# Separating hyperplane

## In words...

A separating hyperplane is a flat surface that divides the space in two half-spaces. Thus, it is used as a boundary between two classes in a binary classification problem. For these problems a hyperplane corresponds to a linear classifier and every linear classifier can be associated to a hyperplane yielding the same classification.

## In pictures...

Nice figure with projection of dot product...

## In maths...

A hyperplane is a surface (a set of points) defined as
$$
H=\{ \g x \in \X \ :\ \inner{\g w}{\g x} + b = 0 \}
$$

### The distance to the origin (the offset)

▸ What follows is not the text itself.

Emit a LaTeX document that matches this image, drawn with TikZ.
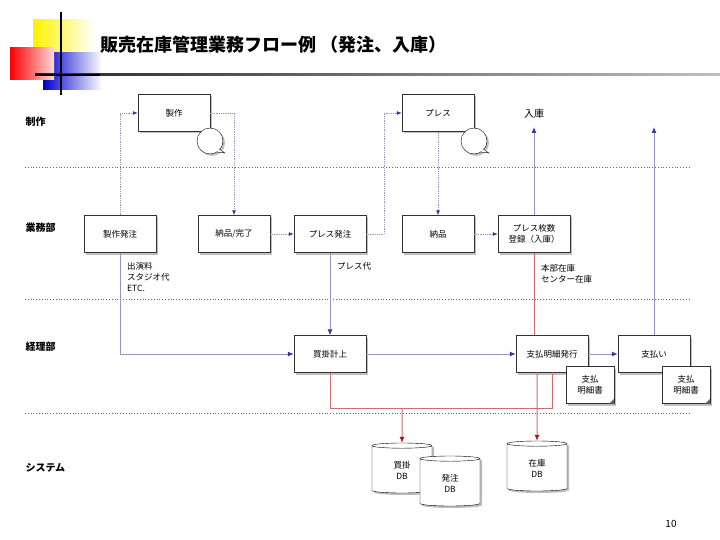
\documentclass[tikz,border=0pt]{standalone}
\usepackage{fontspec}
\setmainfont{Noto Sans CJK JP}
\usetikzlibrary{shapes.geometric,shadows,arrows.meta}
\definecolor{ln}{RGB}{150,150,195}
\definecolor{tipb}{RGB}{55,55,150}
\definecolor{rl}{RGB}{205,110,110}
\definecolor{tipr}{RGB}{170,20,20}
\begin{document}
\begin{tikzpicture}[x=1pt,y=-1pt,
 shd/.style={drop shadow={shadow xshift=2pt,shadow yshift=-2pt,opacity=0.5}},
 box/.style={draw=black!80,fill=white,minimum width=72pt,minimum height=37pt,font=\fontsize{8.5}{11}\selectfont,align=center,shd},
 doc/.style={draw=black!80,fill=white,minimum width=48pt,minimum height=37pt,font=\fontsize{8.5}{11}\selectfont,align=center,shd},
 db/.style={cylinder,shape border rotate=90,aspect=0.22,draw=black,fill=white,minimum width=60pt,minimum height=50pt,font=\fontsize{8.5}{11}\selectfont,align=center,shd},
 dot/.style={draw=ln,densely dotted,thick,-{Latex[length=5pt,width=4pt,color=tipb]}},
 sol/.style={draw=ln,line width=1pt,-{Latex[length=6pt,width=5pt,color=tipb]}},
 red/.style={draw=rl,line width=1pt},
 redarr/.style={draw=rl,line width=1pt,-{Latex[length=6pt,width=5pt,color=tipr]}},
 lane/.style={font=\fontsize{10}{12}\selectfont\bfseries,anchor=west},
 note/.style={font=\fontsize{8.5}{11}\selectfont,anchor=north west,align=left,inner sep=0pt},
 sep/.style={draw=black!60,dotted,thick}]
\useasboundingbox (0,0) rectangle (720,540);
% decoration
\shade[left color=yellow!90!orange,right color=white] (33,20) rectangle (95,55);
\shade[left color=blue!80!black,right color=white] (43,53) rectangle (102,90);
\shade[left color=red,right color=red!15] (10,48) rectangle (54,80);
\draw[line width=1.2pt] (61,12) -- (61,95);
\shade[left color=black!85,right color=black!25] (35,74) rectangle (720,76);
\draw[line width=1.2pt] (35,75) -- (100,75);
\node[anchor=west,font=\fontsize{18}{20}\selectfont\bfseries] (title) at (97,45) {販売在庫管理業務フロー例 （発注、入庫）};
% lanes
\node[lane] (l1) at (22,122) {制作};
\node[lane] (l2) at (22,228) {業務部};
\node[lane] (l3) at (22,347) {経理部};
\node[lane] (l4) at (22,468) {システム};
\draw[sep] (25,167) -- (690,167);
\draw[sep] (25,299) -- (690,299);
\draw[sep] (25,413) -- (690,413);
% boxes
\node[box] (seisaku) at (174,113) {製作};
\node[box] (press) at (438,113) {プレス};
\foreach \c in {210,474}{
 \draw[fill=white,shd] (\c,141) circle (13);
 \draw[fill=white] (\c+9,149) -- (\c+15,153) -- (\c+7,152);
}
\node[box] (hachu) at (120,234) {製作発注};
\node[box] (kanryo) at (234,234) {納品/完了};
\node[box] (phachu) at (330,234) {プレス発注};
\node[box] (nohin) at (438,234) {納品};
\node[box] (toroku) at (534,234) {プレス枚数\\登録（入庫）};
\node[box] (kaikake) at (330,354) {買掛計上};
\node[box] (meisai) at (552,354) {支払明細発行};
\node[box] (shiharai) at (654,354) {支払い};
\node[doc] (doc1) at (590,385) {支払\\明細書};
\node[doc] (doc2) at (686,385) {支払\\明細書};
\foreach \d in {doc1,doc2}{\fill[black!60] ([xshift=-5pt]\d.south east) -- ([yshift=5pt]\d.south east) -- (\d.south east) -- cycle;}
\node[db] (dbk) at (402,470) {買掛\\DB};
\node[db] (dbh) at (450,483) {発注\\DB};
\node[db] (dbz) at (537,468) {在庫\\DB};
% coordinates
\coordinate (nyuko) at (534,127);
\coordinate (top2) at (654,127);
\node[font=\fontsize{10}{12}\selectfont] (nyukol) at (534,114) {入庫};
% dotted flow
\draw[dot] (hachu.north) |- (seisaku.west);
\draw[dot] (seisaku.east) -| (kanryo.north);
\draw[dot] (kanryo) -- (phachu);
\draw[dot] (phachu.east) -- (384,234) |- (press.west);
\draw[dot] (press) -- (nohin);
\draw[dot] (nohin) -- (toroku);
% solid
\draw[sol] (toroku.north) -- (nyuko);
\draw[sol] (hachu.south) |- (kaikake.west);
\draw[sol] (phachu) -- (kaikake);
\draw[sol] (kaikake) -- (meisai);
\draw[sol] (meisai) -- (shiharai);
\draw[sol] (shiharai.north) -- (top2);
% red
\draw[red] (toroku.south) -- (534,335);
\draw[red] (kaikake.south) -- (330,408) -- (552,408) -- (552,372);
\draw[redarr] (402,408) -- (dbk.north);
\draw[redarr] (537,372) -- (dbz.north);
% notes
\node[note] (n1) at (127,262) {出演料\\スタジオ代\\ETC.};
\node[note] (n2) at (337,262) {プレス代};
\node[note] (n3) at (541,264) {本部在庫\\センター在庫};
\node[font=\fontsize{10}{12}\selectfont] (pg) at (671,524) {10};
\end{tikzpicture}
\end{document}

Consider the point $\g x_0$ as the (orthogonal) projection of the origin $\g 0$ onto $H$, such that $dist(\g 0, H) = \|\g x_0\|$. Then, the vector $(\g x_0 - \g 0) = \g x_0$ is orthogonal to $H$ and thus colinear to $\g w$. This implies that
$$
\inner{\g w}{\g x_0} = \pm \|\g w\| \|\g x_0\|.
$$
In addition, the equation of the hyperplane implies, for all points on the hyerplane and in particular for $\g x_0$,
$$
\inner{\g w}{\g x_0} = -b \quad \Rightarrow |\inner{\g w}{\g x_0}| = |b| .
$$
Therefore,
$$
dist(\g 0, H) = \|\g x_0\| = \frac{|\inner{\g w}{\g x}|}{\|\g w\|} = \frac{|b|}{\|\g w\|}
$$

### The distance from a point to the hyperplane

The same reasoning yields the distance from any $\g x\notin H$ to the hyperplane.

By considering $\g x_P$ as the (orthogonal) projection of $\g x$ on $H$, we have $dist(\g x, H) = \|\g x-\g x_P\|$ and the fact that $(\g x-\g x_P)$ is colinear with $\g w$. Thus,
$$
|\inner{\g w}{\g x-\g x_P}| = \|\g w\|\|\g x-\g x_P\|
$$
while $\g x_P$ belongs to $H$ and thus satisfies $\inner{\g w}{\g x_P} = -b$. Therefore,
$$
dist(\g x, H) = \|\g x-\g x_P\| = \frac{|\inner{\g w}{\g x-\g x_P}|}{\|\g w\|} = \frac{|\inner{\g w}{\g x}-\inner{\g w}{\g x_P}|}{\|\g w\|} = \frac{|\inner{\g w}{\g x} + b|}{\|\g w\|}.
$$
In addition, one can easily check that the formula works for $\g x\in H$, in which case $\inner{\g w}{\g x} + b=0$.